**EXERCISE:**
Pictures stay out; everything else in the records below is copied exactly.

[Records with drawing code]

- - -

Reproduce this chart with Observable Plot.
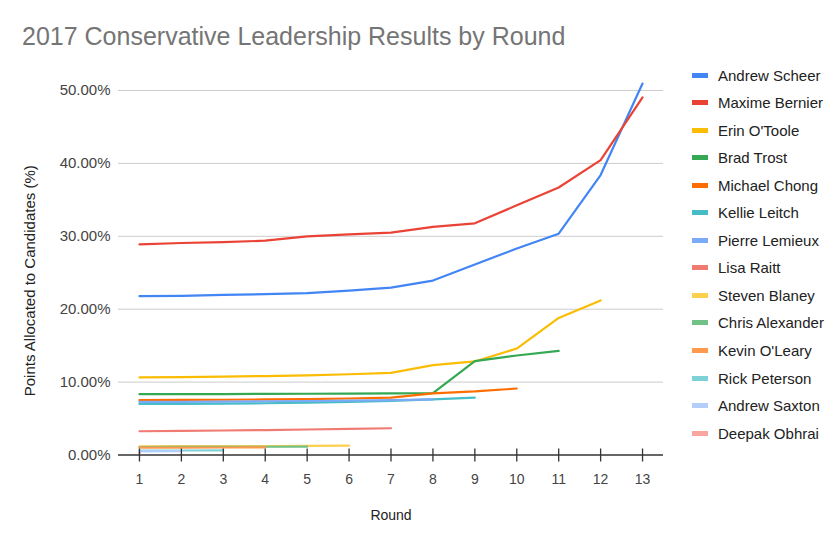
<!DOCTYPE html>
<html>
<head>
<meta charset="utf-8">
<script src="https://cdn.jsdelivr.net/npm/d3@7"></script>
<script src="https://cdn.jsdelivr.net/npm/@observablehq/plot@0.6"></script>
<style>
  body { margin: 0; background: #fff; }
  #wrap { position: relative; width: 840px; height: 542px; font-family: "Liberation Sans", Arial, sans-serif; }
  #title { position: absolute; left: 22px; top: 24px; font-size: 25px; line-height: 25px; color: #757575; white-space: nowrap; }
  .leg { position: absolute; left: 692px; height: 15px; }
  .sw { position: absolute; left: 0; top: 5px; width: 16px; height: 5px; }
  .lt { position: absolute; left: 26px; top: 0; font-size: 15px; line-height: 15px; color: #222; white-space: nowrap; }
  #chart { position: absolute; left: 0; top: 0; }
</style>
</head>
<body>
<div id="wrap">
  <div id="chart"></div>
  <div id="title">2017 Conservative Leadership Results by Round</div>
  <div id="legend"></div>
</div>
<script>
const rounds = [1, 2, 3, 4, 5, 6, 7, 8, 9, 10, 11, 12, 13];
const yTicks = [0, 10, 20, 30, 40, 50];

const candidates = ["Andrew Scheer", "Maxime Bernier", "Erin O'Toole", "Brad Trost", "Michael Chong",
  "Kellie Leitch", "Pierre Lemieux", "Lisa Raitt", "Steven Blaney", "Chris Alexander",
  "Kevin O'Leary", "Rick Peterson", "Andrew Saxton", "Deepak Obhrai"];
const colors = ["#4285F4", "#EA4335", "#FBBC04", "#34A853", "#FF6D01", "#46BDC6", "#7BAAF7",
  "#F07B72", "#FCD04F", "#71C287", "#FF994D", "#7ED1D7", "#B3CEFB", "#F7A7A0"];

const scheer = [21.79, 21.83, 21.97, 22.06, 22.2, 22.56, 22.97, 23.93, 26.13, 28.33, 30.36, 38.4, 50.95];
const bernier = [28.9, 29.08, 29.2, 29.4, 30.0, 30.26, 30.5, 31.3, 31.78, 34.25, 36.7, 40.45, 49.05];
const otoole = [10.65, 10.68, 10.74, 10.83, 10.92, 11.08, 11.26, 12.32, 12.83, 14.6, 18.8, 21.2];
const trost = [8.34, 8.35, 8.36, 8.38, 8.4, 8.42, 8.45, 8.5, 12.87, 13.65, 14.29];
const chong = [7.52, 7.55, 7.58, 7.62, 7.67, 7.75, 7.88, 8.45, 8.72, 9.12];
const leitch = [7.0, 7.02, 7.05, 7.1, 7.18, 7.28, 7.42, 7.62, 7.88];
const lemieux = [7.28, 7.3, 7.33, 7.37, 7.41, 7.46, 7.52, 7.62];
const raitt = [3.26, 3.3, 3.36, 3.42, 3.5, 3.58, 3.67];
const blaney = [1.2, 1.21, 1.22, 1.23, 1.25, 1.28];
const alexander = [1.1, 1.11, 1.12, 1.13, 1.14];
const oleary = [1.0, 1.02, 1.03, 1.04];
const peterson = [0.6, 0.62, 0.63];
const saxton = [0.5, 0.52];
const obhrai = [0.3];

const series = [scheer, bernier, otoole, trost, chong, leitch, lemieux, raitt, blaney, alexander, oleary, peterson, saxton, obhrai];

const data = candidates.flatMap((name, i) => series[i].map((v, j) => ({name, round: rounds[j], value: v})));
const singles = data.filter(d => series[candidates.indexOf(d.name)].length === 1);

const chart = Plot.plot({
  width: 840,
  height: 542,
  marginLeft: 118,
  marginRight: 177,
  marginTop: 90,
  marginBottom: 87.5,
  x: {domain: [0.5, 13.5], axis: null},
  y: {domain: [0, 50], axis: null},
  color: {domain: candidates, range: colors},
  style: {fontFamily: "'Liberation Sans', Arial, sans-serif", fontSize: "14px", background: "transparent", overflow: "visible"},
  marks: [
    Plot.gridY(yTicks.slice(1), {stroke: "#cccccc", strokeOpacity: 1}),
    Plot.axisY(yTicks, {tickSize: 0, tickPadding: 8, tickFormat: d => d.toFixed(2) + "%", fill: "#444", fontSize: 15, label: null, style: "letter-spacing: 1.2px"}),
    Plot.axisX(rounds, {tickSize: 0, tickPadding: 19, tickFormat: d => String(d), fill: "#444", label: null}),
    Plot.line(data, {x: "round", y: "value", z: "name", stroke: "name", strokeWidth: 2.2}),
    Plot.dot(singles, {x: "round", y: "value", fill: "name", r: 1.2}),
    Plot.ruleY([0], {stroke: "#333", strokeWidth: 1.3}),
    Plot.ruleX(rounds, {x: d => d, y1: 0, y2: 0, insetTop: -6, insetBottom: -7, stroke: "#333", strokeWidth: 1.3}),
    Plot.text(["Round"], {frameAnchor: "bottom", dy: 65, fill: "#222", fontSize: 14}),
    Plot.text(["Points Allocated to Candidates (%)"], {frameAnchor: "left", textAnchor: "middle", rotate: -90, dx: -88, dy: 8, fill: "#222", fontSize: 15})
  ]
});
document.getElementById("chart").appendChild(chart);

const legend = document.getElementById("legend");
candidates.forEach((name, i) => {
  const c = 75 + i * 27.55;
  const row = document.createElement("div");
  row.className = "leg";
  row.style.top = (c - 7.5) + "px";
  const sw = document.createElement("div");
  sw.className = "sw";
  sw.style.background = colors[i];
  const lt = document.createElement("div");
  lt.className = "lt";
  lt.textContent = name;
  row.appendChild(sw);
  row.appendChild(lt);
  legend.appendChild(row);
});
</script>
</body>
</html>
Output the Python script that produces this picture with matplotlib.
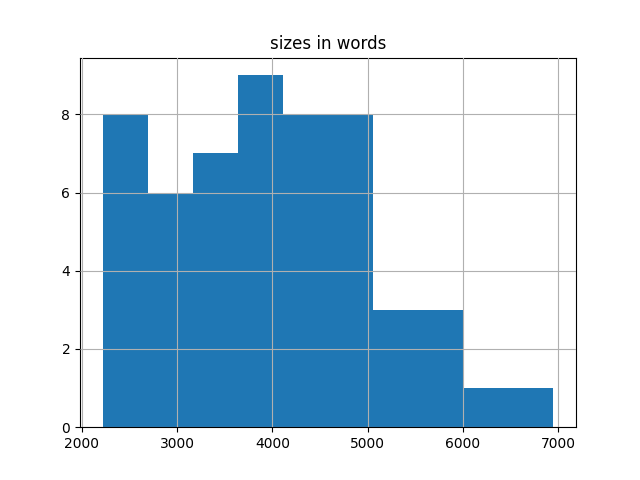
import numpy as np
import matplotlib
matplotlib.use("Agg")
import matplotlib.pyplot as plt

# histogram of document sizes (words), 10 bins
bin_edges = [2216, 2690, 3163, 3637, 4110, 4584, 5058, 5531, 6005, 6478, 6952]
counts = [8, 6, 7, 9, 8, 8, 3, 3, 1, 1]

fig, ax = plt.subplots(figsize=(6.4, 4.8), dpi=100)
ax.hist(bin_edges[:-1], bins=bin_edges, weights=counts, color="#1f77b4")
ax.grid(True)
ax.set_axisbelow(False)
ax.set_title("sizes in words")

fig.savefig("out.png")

- - -

**EXERCISE RESULT:**
Reproduce this chart with Observable Plot.
<!DOCTYPE html>
<html>
<head>
<meta charset="utf-8">
<script src="https://cdn.jsdelivr.net/npm/d3@7"></script>
<script src="https://cdn.jsdelivr.net/npm/@observablehq/plot@0.6"></script>
<style>
  body { margin: 0; background: #fff; }
  #wrap { position: relative; width: 840px; height: 542px; font-family: "Liberation Sans", Arial, sans-serif; }
  #title { position: absolute; left: 22px; top: 24px; font-size: 25px; line-height: 25px; color: #757575; white-space: nowrap; }
  .leg { position: absolute; left: 692px; height: 15px; }
  .sw { position: absolute; left: 0; top: 5px; width: 16px; height: 5px; }
  .lt { position: absolute; left: 26px; top: 0; font-size: 15px; line-height: 15px; color: #222; white-space: nowrap; }
  #chart { position: absolute; left: 0; top: 0; }
</style>
</head>
<body>
<div id="wrap">
  <div id="chart"></div>
  <div id="title">2017 Conservative Leadership Results by Round</div>
  <div id="legend"></div>
</div>
<script>
const rounds = [1, 2, 3, 4, 5, 6, 7, 8, 9, 10, 11, 12, 13];
const yTicks = [0, 10, 20, 30, 40, 50];

const candidates = ["Andrew Scheer", "Maxime Bernier", "Erin O'Toole", "Brad Trost", "Michael Chong",
  "Kellie Leitch", "Pierre Lemieux", "Lisa Raitt", "Steven Blaney", "Chris Alexander",
  "Kevin O'Leary", "Rick Peterson", "Andrew Saxton", "Deepak Obhrai"];
const colors = ["#4285F4", "#EA4335", "#FBBC04", "#34A853", "#FF6D01", "#46BDC6", "#7BAAF7",
  "#F07B72", "#FCD04F", "#71C287", "#FF994D", "#7ED1D7", "#B3CEFB", "#F7A7A0"];

const scheer = [21.79, 21.83, 21.97, 22.06, 22.2, 22.56, 22.97, 23.93, 26.13, 28.33, 30.36, 38.4, 50.95];
const bernier = [28.9, 29.08, 29.2, 29.4, 30.0, 30.26, 30.5, 31.3, 31.78, 34.25, 36.7, 40.45, 49.05];
const otoole = [10.65, 10.68, 10.74, 10.83, 10.92, 11.08, 11.26, 12.32, 12.83, 14.6, 18.8, 21.2];
const trost = [8.34, 8.35, 8.36, 8.38, 8.4, 8.42, 8.45, 8.5, 12.87, 13.65, 14.29];
const chong = [7.52, 7.55, 7.58, 7.62, 7.67, 7.75, 7.88, 8.45, 8.72, 9.12];
const leitch = [7.0, 7.02, 7.05, 7.1, 7.18, 7.28, 7.42, 7.62, 7.88];
const lemieux = [7.28, 7.3, 7.33, 7.37, 7.41, 7.46, 7.52, 7.62];
const raitt = [3.26, 3.3, 3.36, 3.42, 3.5, 3.58, 3.67];
const blaney = [1.2, 1.21, 1.22, 1.23, 1.25, 1.28];
const alexander = [1.1, 1.11, 1.12, 1.13, 1.14];
const oleary = [1.0, 1.02, 1.03, 1.04];
const peterson = [0.6, 0.62, 0.63];
const saxton = [0.5, 0.52];
const obhrai = [0.3];

const series = [scheer, bernier, otoole, trost, chong, leitch, lemieux, raitt, blaney, alexander, oleary, peterson, saxton, obhrai];

const data = candidates.flatMap((name, i) => series[i].map((v, j) => ({name, round: rounds[j], value: v})));
const singles = data.filter(d => series[candidates.indexOf(d.name)].length === 1);

const chart = Plot.plot({
  width: 840,
  height: 542,
  marginLeft: 118,
  marginRight: 177,
  marginTop: 90,
  marginBottom: 87.5,
  x: {domain: [0.5, 13.5], axis: null},
  y: {domain: [0, 50], axis: null},
  color: {domain: candidates, range: colors},
  style: {fontFamily: "'Liberation Sans', Arial, sans-serif", fontSize: "14px", background: "transparent", overflow: "visible"},
  marks: [
    Plot.gridY(yTicks.slice(1), {stroke: "#cccccc", strokeOpacity: 1}),
    Plot.axisY(yTicks, {tickSize: 0, tickPadding: 8, tickFormat: d => d.toFixed(2) + "%", fill: "#444", fontSize: 15, label: null, style: "letter-spacing: 1.2px"}),
    Plot.axisX(rounds, {tickSize: 0, tickPadding: 19, tickFormat: d => String(d), fill: "#444", label: null}),
    Plot.line(data, {x: "round", y: "value", z: "name", stroke: "name", strokeWidth: 2.2}),
    Plot.dot(singles, {x: "round", y: "value", fill: "name", r: 1.2}),
    Plot.ruleY([0], {stroke: "#333", strokeWidth: 1.3}),
    Plot.ruleX(rounds, {x: d => d, y1: 0, y2: 0, insetTop: -6, insetBottom: -7, stroke: "#333", strokeWidth: 1.3}),
    Plot.text(["Round"], {frameAnchor: "bottom", dy: 65, fill: "#222", fontSize: 14}),
    Plot.text(["Points Allocated to Candidates (%)"], {frameAnchor: "left", textAnchor: "middle", rotate: -90, dx: -88, dy: 8, fill: "#222", fontSize: 15})
  ]
});
document.getElementById("chart").appendChild(chart);

const legend = document.getElementById("legend");
candidates.forEach((name, i) => {
  const c = 75 + i * 27.55;
  const row = document.createElement("div");
  row.className = "leg";
  row.style.top = (c - 7.5) + "px";
  const sw = document.createElement("div");
  sw.className = "sw";
  sw.style.background = colors[i];
  const lt = document.createElement("div");
  lt.className = "lt";
  lt.textContent = name;
  row.appendChild(sw);
  row.appendChild(lt);
  legend.appendChild(row);
});
</script>
</body>
</html>
Output the Python script that produces this picture with matplotlib.
import numpy as np
import matplotlib
matplotlib.use("Agg")
import matplotlib.pyplot as plt

# histogram of document sizes (words), 10 bins
bin_edges = [2216, 2690, 3163, 3637, 4110, 4584, 5058, 5531, 6005, 6478, 6952]
counts = [8, 6, 7, 9, 8, 8, 3, 3, 1, 1]

fig, ax = plt.subplots(figsize=(6.4, 4.8), dpi=100)
ax.hist(bin_edges[:-1], bins=bin_edges, weights=counts, color="#1f77b4")
ax.grid(True)
ax.set_axisbelow(False)
ax.set_title("sizes in words")

fig.savefig("out.png")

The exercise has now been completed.